▸ **EXERCISE DESCRIPTION**:
Nothing after the line with "['#ff0000', '#00dd00', '#0000ff', '#ff00ff', '#00ffff'];" belongs in the copy; extract the lines below from the top through that line, pictures left out.
##### SOURCE MATERIAL #####
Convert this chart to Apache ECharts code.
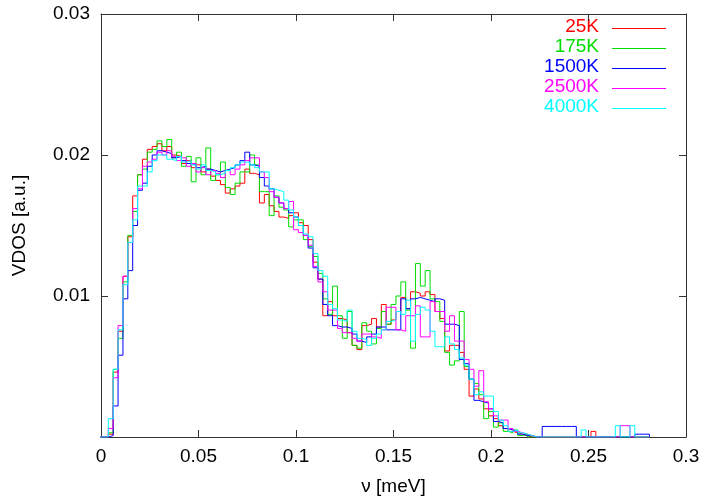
<!DOCTYPE html>
<html><head><meta charset="utf-8">
<script src="https://cdn.jsdelivr.net/npm/echarts@6/dist/echarts.min.js"></script>
<style>html,body{margin:0;padding:0;background:#fff}#c{width:705px;height:502px}</style>
</head><body><div id="c"></div>
<script>
// Histogram bins are centred on k * binWidth (meV); values in units of 1e-3 a.u.
const binWidth = 0.0025;
const seriesNames = ['25K', '175K', '1500K', '2500K', '4000K'];
const seriesColors = ['#ff0000', '#00dd00', '#0000ff', '#ff00ff', '#00ffff'];

const vdos25K = [
  0, 0, 0.2, 4.6, 7.5, 11.4, 14.2, 17.1, 18.6, 19.7,
  20.4, 20.6, 20.8, 20.3, 20.6, 20.0, 19.9, 19.4, 19.6, 19.1,
  19.3, 18.8, 19.0, 18.5, 18.2, 17.9, 17.3, 17.6, 17.8, 18.0,
  19.0, 18.7, 18.6, 16.6, 17.2, 16.4, 16.0, 15.6, 15.5, 15.7,
  15.9, 15.2, 15.0, 14.0, 12.4, 11.2, 8.6, 9.6, 8.6, 8.4,
  8.3, 7.4, 6.5, 6.2, 7.9, 8.0, 8.4, 7.8, 9.4, 8.0,
  8.3, 8.9, 9.9, 9.1, 10.3, 10.2, 10.0, 10.3, 10.1, 8.9,
  8.4, 6.1, 6.5, 6.5, 6.0, 4.8, 2.9, 3.4, 2.7, 2.0,
  1.5, 1.3, 0.8, 0.6, 0.4, 0.3, 0.2, 0.1, 0, 0,
  0, 0, 0, 0, 0, 0, 0, 0, 0, 0,
  0, 0.4, 0, 0, 0, 0, 0, 0, 0, 0,
  0, 0, 0
];
const vdos175K = [
  0, 0, 0.3, 4.8, 7.0, 11.0, 14.3, 16.0, 18.6, 19.0,
  20.2, 20.4, 21.0, 20.6, 21.1, 19.8, 20.2, 19.2, 19.9, 18.1,
  19.8, 18.6, 20.5, 18.2, 18.6, 19.5, 17.7, 17.2, 18.0, 18.8,
  18.8, 20.0, 19.3, 17.4, 17.4, 15.7, 17.1, 16.3, 16.1, 14.9,
  15.4, 15.4, 14.0, 13.5, 12.8, 11.6, 9.8, 8.7, 10.7, 8.6,
  7.0, 8.9, 6.5, 6.3, 8.1, 7.5, 6.6, 7.7, 8.9, 8.0,
  9.4, 10.0, 11.0, 9.0, 6.3, 12.3, 10.7, 11.8, 9.8, 9.6,
  8.2, 6.0, 5.1, 5.4, 8.9, 5.0, 4.1, 3.8, 3.0, 1.3,
  1.8, 0.7, 1.0, 0.4, 0.3, 0.5, 0.1, 0.2, 0, 0,
  0, 0, 0, 0, 0, 0, 0, 0, 0, 0,
  0, 0, 0, 0, 0, 0, 0, 0, 0, 0,
  0, 0, 0
];
const vdos1500K = [
  0, 0, 0.1, 2.2, 5.8, 9.8, 11.8, 15.0, 17.5, 18.0,
  19.2, 20.0, 20.3, 20.2, 20.1, 19.8, 19.9, 19.6, 19.4, 19.3,
  19.1, 19.2, 19.0, 18.9, 18.8, 18.9, 19.0, 19.1, 19.3, 19.6,
  20.2, 19.3, 19.2, 18.4, 17.8, 17.6, 17.0, 16.6, 16.2, 15.9,
  15.6, 15.0, 14.3, 13.4, 12.0, 11.2, 9.4, 8.6, 7.9, 7.8,
  7.8, 7.7, 7.3, 6.8, 6.7, 7.1, 7.3, 7.8, 7.8, 7.6,
  7.6, 7.6, 9.8, 9.1, 9.8, 9.9, 9.8, 9.7, 9.6, 9.8,
  9.7, 8.0, 8.0, 7.9, 5.5, 5.2, 4.1, 2.6, 2.5, 2.4,
  2.0, 1.1, 1.0, 0.6, 0.5, 0.4, 0.2, 0.1, 0.1, 0,
  0, 0.75, 0.75, 0.75, 0.75, 0.75, 0.75, 0.75, 0, 0,
  0, 0, 0, 0, 0, 0, 0, 0, 0, 0,
  0.2, 0.2, 0.2
];
const vdos2500K = [
  0, 0, 0.6, 4.2, 7.9, 11.4, 13.8, 16.2, 17.6, 19.2,
  19.5, 19.7, 20.2, 20.0, 20.3, 19.9, 19.6, 19.8, 19.2, 19.4,
  18.8, 19.1, 18.6, 18.9, 18.7, 18.4, 18.9, 18.6, 19.0, 19.3,
  19.6, 19.8, 19.8, 18.8, 18.4, 17.4, 17.0, 16.6, 16.2, 16.7,
  14.7, 14.5, 14.3, 13.6, 12.1, 11.0, 10.3, 9.0, 9.0, 7.7,
  7.4, 7.4, 7.0, 6.8, 7.3, 7.3, 7.1, 7.0, 7.6, 9.2,
  9.2, 7.6, 7.5, 8.6, 8.6, 9.3, 7.1, 7.1, 9.6, 8.9,
  8.9, 7.5, 8.6, 6.8, 6.8, 5.5, 4.8, 3.6, 4.7, 2.5,
  2.0, 1.5, 1.2, 1.2, 0.6, 0.4, 0.3, 0.2, 0.1, 0,
  0, 0, 0, 0, 0, 0, 0, 0, 0, 0,
  0, 0, 0, 0, 0, 0, 0, 0.8, 0.8, 0,
  0, 0, 0
];
const vdos4000K = [
  0, 0, 1.3, 4.8, 7.6, 10.8, 13.8, 15.4, 17.8, 17.8,
  18.8, 19.6, 20.0, 20.0, 19.7, 19.6, 19.9, 19.5, 19.6, 19.3,
  19.0, 19.3, 18.9, 18.8, 18.6, 18.7, 18.9, 19.1, 19.3, 19.5,
  19.5, 19.3, 19.1, 18.8, 18.8, 17.6, 17.5, 17.4, 16.8, 16.1,
  15.6, 15.0, 14.4, 14.2, 13.0, 11.8, 11.4, 9.4, 9.1, 8.3,
  8.2, 9.0, 7.5, 7.0, 6.9, 6.5, 7.0, 7.3, 7.6, 8.2,
  8.3, 8.9, 8.7, 9.7, 6.8, 8.7, 9.2, 9.0, 7.5, 6.4,
  6.4, 7.1, 6.6, 6.2, 5.6, 5.1, 4.1, 3.0, 3.2, 2.9,
  2.9, 1.8, 1.2, 0.8, 0.4, 0.5, 0.3, 0.2, 0.1, 0,
  0, 0, 0, 0, 0, 0, 0, 0, 0, 0.5,
  0, 0, 0, 0, 0, 0, 0.8, 0, 0, 0.8,
  0, 0, 0
];
const seriesValues = [vdos25K, vdos175K, vdos1500K, vdos2500K, vdos4000K];

const xTickLabels = ['0', '0.05', '0.1', '0.15', '0.2', '0.25', '0.3'];
const yTickLabels = ['', '0.01', '0.02', '0.03'];

const FONT = 'Liberation Sans, Arial, Helvetica, sans-serif';
const FS = 19;

function toSteps(vals) {
  const pts = vals.map((v, k) => [(k - 0.5) * binWidth, v]);
  pts.push([(vals.length - 0.5) * binWidth, 0]);
  return pts;
}

const axisLineStyle = { color: '#333', width: 1 };
const xCommon = {
  type: 'value', min: 0, max: 0.3, interval: 0.05,
  axisLine: { show: true, onZero: false, lineStyle: axisLineStyle },
  axisTick: { show: true, inside: true, length: 7, lineStyle: axisLineStyle },
  splitLine: { show: false }
};
const yCommon = {
  type: 'value', min: 0, max: 30, interval: 10,
  axisLine: { show: true, onZero: false, lineStyle: axisLineStyle },
  axisTick: { show: true, inside: true, length: 7, lineStyle: axisLineStyle },
  splitLine: { show: false }
};

const legendGraphics = [];
seriesNames.forEach((n, i) => {
  const y = 28 + 20 * i;
  legendGraphics.push({
    type: 'text', right: 705 - 599, top: y - 11,
    style: { text: n, fill: seriesColors[i], font: FS + 'px ' + FONT, textAlign: 'right' }
  });
  legendGraphics.push({
    type: 'line', shape: { x1: 612, y1: y + 0.5, x2: 666, y2: y + 0.5 },
    style: { stroke: seriesColors[i], lineWidth: 1 }
  });
});

const chart = echarts.init(document.getElementById('c'), null, { renderer: 'canvas' });
chart.setOption({
  animation: false,
  backgroundColor: '#fff',
  grid: { left: 101, right: 19, top: 14, bottom: 65 },
  xAxis: [
    Object.assign({}, xCommon, {
      position: 'bottom',
      axisLabel: {
        margin: 10, fontSize: FS, fontFamily: FONT, color: '#000',
        formatter: v => xTickLabels[Math.round(v / 0.05)]
      },
      name: 'ν [meV]', nameLocation: 'middle', nameGap: 40,
      nameTextStyle: { fontSize: FS, fontFamily: FONT, color: '#000' }
    }),
    Object.assign({}, xCommon, { position: 'top', axisLabel: { show: false } })
  ],
  yAxis: [
    Object.assign({}, yCommon, {
      position: 'left',
      axisLabel: {
        margin: 11, fontSize: FS, fontFamily: FONT, color: '#000',
        formatter: v => yTickLabels[Math.round(v / 10)]
      },
      name: 'VDOS [a.u.]', nameLocation: 'middle', nameGap: 72,
      nameTextStyle: { fontSize: FS, fontFamily: FONT, color: '#000' }
    }),
    Object.assign({}, yCommon, { position: 'right', axisLabel: { show: false } })
  ],
  series: seriesNames.map((n, i) => ({
    name: n, type: 'line', step: 'end', xAxisIndex: 0, yAxisIndex: 0,
    symbol: 'none', data: toSteps(seriesValues[i]),
    lineStyle: { color: seriesColors[i], width: 1 },
    itemStyle: { color: seriesColors[i] }, clip: true
  })),
  graphic: legendGraphics
});
</script>
</body></html>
#####
▸ **COMPLETED EXERCISE**:
Convert this chart to Apache ECharts code.
<!DOCTYPE html>
<html><head><meta charset="utf-8">
<script src="https://cdn.jsdelivr.net/npm/echarts@6/dist/echarts.min.js"></script>
<style>html,body{margin:0;padding:0;background:#fff}#c{width:705px;height:502px}</style>
</head><body><div id="c"></div>
<script>
// Histogram bins are centred on k * binWidth (meV); values in units of 1e-3 a.u.
const binWidth = 0.0025;
const seriesNames = ['25K', '175K', '1500K', '2500K', '4000K'];
const seriesColors = ['#ff0000', '#00dd00', '#0000ff', '#ff00ff', '#00ffff'];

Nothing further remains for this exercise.